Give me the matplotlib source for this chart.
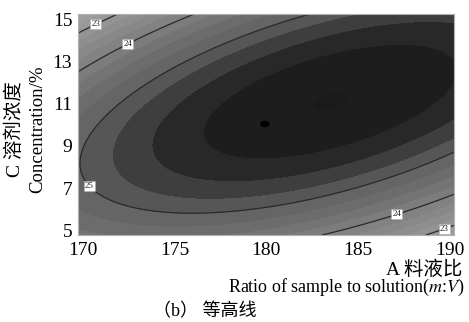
import numpy as np
import matplotlib.pyplot as plt
from matplotlib.colors import LinearSegmentedColormap
from matplotlib.patches import Ellipse

# quadratic response surface (coded: X=(A-180)/10, Y=(C-10)/5)
# order: b0, bA, bC, bAA, bCC, bAC  -- read back from the contour lines
coef = [25.932, 0.298, 0.184, -0.776, -1.283, 1.103]
a_center, a_step = 180, 10
c_center, c_step = 10, 5

line_levels = [23, 24, 25]
label_pos = [(170.54, 15.1), (189.67, 5.14), (172.34, 14.05), (187.06, 5.86), (170.54, 7.24)]
stationary = (179.92, 10.05)

x_ticks = [170, 175, 180, 185, 190]
y_ticks = [5, 7, 9, 11, 13, 15]
x_lim = (169.73, 190.22)
y_lim = (4.76, 15.29)

a = np.linspace(*x_lim, 400)
c = np.linspace(*y_lim, 400)
aa, cc = np.meshgrid(a, c)
X = (aa - a_center) / a_step
Y = (cc - c_center) / c_step
z = coef[0] + coef[1]*X + coef[2]*Y + coef[3]*X**2 + coef[4]*Y**2 + coef[5]*X*Y

plt.rcParams['font.family'] = ['Liberation Serif', 'Noto Sans CJK SC']
plt.rcParams['mathtext.fontset'] = 'stix'

fig = plt.figure(figsize=(4.69, 3.22), dpi=100)
ax = fig.add_axes([0.166, 0.270, 0.802, 0.687])

# gray shades, darker for higher response
vmin, vmax = 22.5, 26.0
anchors = [(22.5, 0.63), (23, 0.59), (24, 0.50), (25, 0.38), (25.25, 0.30),
           (25.5, 0.19), (25.75, 0.125), (26.0, 0.10)]
cmap = LinearSegmentedColormap.from_list(
    'gr', [((v - vmin) / (vmax - vmin), (g, g, g)) for v, g in anchors])
levels = np.arange(21.0, 26.3, 0.25)
ax.contourf(aa, cc, z, levels=levels, cmap=cmap, vmin=vmin, vmax=vmax, extend='both')

cs = ax.contour(aa, cc, z, levels=line_levels, colors='#2a2a2a', linewidths=0.9)
labels = ax.clabel(cs, fmt='%d', manual=label_pos, inline=False, fontsize=6.5)
for t in labels:
    t.set_rotation(0)
    t.set_color('#222222')
    t.set_zorder(6)
    t.set_bbox(dict(facecolor='white', edgecolor='#aaaaaa', pad=0.8, linewidth=0.4))

ax.add_patch(Ellipse(stationary, 0.44, 0.24, color='black', zorder=5))

ax.set_xlim(*x_lim)
ax.set_ylim(*y_lim)
ax.set_xticks(x_ticks)
ax.set_yticks(y_ticks)
ax.tick_params(axis='x', length=0, labelsize=14, pad=5)
ax.tick_params(axis='y', length=0, labelsize=14, pad=4)
for s in ax.spines.values():
    s.set_color('#b0b0b0')
    s.set_linewidth(0.8)

fig.text(0.032, 0.60, 'C 溶剂浓度', rotation=90, ha='center', va='center', fontsize=14)
fig.text(0.080, 0.60, 'Concentration/%', rotation=90, ha='center', va='center', fontsize=13.5)
fig.text(0.985, 0.163, 'A 料液比', ha='right', va='center', fontsize=14)
fig.text(0.992, 0.106, 'Ratio of sample to solution($m$:$V$)', ha='right', va='center', fontsize=13)
fig.text(0.437, 0.031, '（b） 等高线', ha='center', va='center', fontsize=13)

fig.savefig('out.png')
########
**Brief**
Starting at the top of the listing above, reproduce each line up to and including the one with "from matplotlib.patches import Ellipse"; omit the pictures.

**In response**
Give me the matplotlib source for this chart.
import numpy as np
import matplotlib.pyplot as plt
from matplotlib.colors import LinearSegmentedColormap
from matplotlib.patches import Ellipse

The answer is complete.